Gosh I notice the date posted as "Friday" when did the world stop using actual dates?

Meanwhile... I think your choices are affected by your experience as a developer and perhaps what the application is intended to do. I use Unity. There is a lot (and I mean a lot) of support, documentation, training, 3rd-party tools and libraries. Generally speaking using established tools is a time-saver as most people don't have the time to write both the tools and their application. If there is a bug in a commonly used library it will typically be noticed by one of the thousands of users and fixed by the team that produces it.

What you will encounter is version shock. Things move very fast and it isn't just Unity but the XR Toolkits and everything else surrounding VR development. It is essentially what the personal computer world was like in the early 1980's. Pick a likely winner and keep up-to-date.

I see what you mean about the version shock! I installed the latest LTS version of Unity, found a tutorial on creating my first meta quest app (very basic) with Unity, and found it to be woefully outdated from the version of Unity I have! I did manage to muddle through it and got the basic app on to my device, but it seemed to be missing any controller functionality other than pressing the meta button to exit. I had also installed unrealengine 5.1, only to find out that I really needed 5.0.3 to create for the meta quest. Then, following a tutorial for unreal engine, that seemed to be based on v4.something(27?). There was some discrepancy in the tutorial on all the extra android setup that unreal engine seemed to need, so I had to take a look at the docs for 5.0 online, and that still did not have a list of compatible android studio versions that included anything in the 5.0 range! At this point, I pretty much have an unreal project ready to try to build and send to my device, but I haven't gotten around to that just yet. Wish me luck!

I suppose that once I have a basic app working, I should use that as a template somehow for future projects. Is anyone aware of any pre-existing templates that have everything needed already setup for the meta quest?

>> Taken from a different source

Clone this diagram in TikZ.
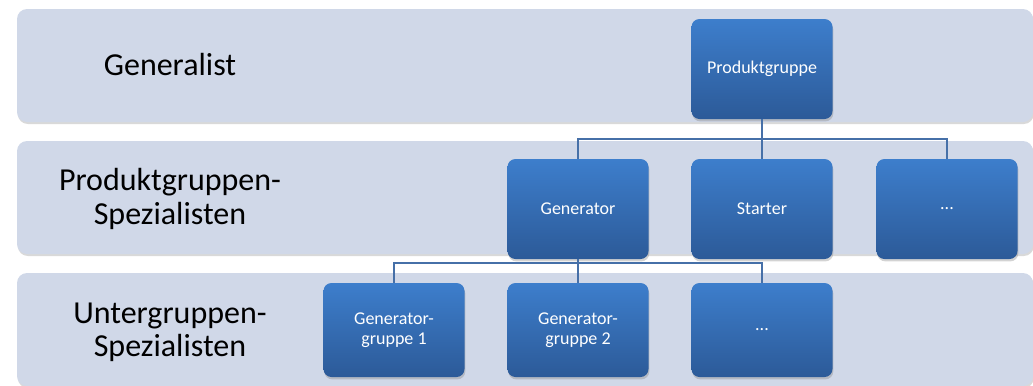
\documentclass[tikz,border=0pt]{standalone}
\usepackage{fontspec}
\setmainfont{Carlito}
\usetikzlibrary{shadows}
\definecolor{bandfill}{RGB}{208,216,232}
\definecolor{boxtop}{RGB}{61,126,204}
\definecolor{boxbottom}{RGB}{44,90,152}
\definecolor{connblue}{RGB}{70,112,168}
\tikzset{
  band/.style={fill=bandfill, rounded corners=7.5pt, drop shadow={opacity=0.3, shadow xshift=0.6pt, shadow yshift=-1.5pt}},
  lvl/.style={font=\fontsize{24}{25}\selectfont, align=center, text=black},
  orgbox/.style={rounded corners=6pt, top color=boxtop, bottom color=boxbottom, text=white,
    minimum width=105.75pt, minimum height=75pt, align=center, font=\fontsize{13.5}{15}\selectfont,
    drop shadow={opacity=0.35, shadow xshift=0.6pt, shadow yshift=-1.8pt}},
  subbox/.style={orgbox, minimum height=70.5pt},
  conn/.style={draw=connblue, line width=1.2pt}
}
\begin{document}
\begin{tikzpicture}[x=0.75pt, y=-0.75pt]
  \useasboundingbox (0,0) rectangle (1033,386);
  % levels
  \fill[band] (17,9) rectangle (1033,122);
  \fill[band] (17,141) rectangle (1033,254);
  \fill[band] (17,273) rectangle (1033,386);
  \node[lvl] (lgen) at (170,65) {Generalist};
  \node[lvl] (lpg) at (170,199) {Produktgruppen-\\Spezialisten};
  \node[lvl] (lug) at (170,332) {Untergruppen-\\Spezialisten};
  % connectors
  \coordinate (bus1) at (762,139);
  \coordinate (bus2) at (578,263);
  % boxes
  \node[orgbox] (pg) at (762,69) {Produktgruppe};
  \node[orgbox] (gen) at (578,209) {Generator};
  \node[orgbox] (st) at (762,209) {Starter};
  \node[orgbox] (more1) at (947,209) {...};
  \node[subbox] (gg1) at (394,330) {Generator-\\gruppe 1};
  \node[subbox] (gg2) at (578,330) {Generator-\\gruppe 2};
  \node[subbox] (more2) at (762,330) {...};
  \draw[conn] (pg.south) -- (st.north);
  \draw[conn] (gen.north) |- (bus1) -| (more1.north);
  \draw[conn] (gen.south) -- (gg2.north);
  \draw[conn] (gg1.north) |- (bus2) -| (more2.north);
\end{tikzpicture}
\end{document}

One of the reasons you won't really find a template for a VR app is nobody knows what functionality you will need. Single player, multiplayer? Using which multiplayer library? The controller functionality you are mentioning has been solved in several ways by several vendor over the years. Again nobody knows which solution you prefer. Easy but limited flexibility, harder buy far more flexible? The one that has been out for years but is declining in usage or the newer one that is increasingly being adopted?

Again this is no different than the early days of web development with all manner of competing solution libraries.  Not only were there major differences in the various products but for example AngularJS V2 was incompatible with V1. Stuff like that happens when a better overall solution is found.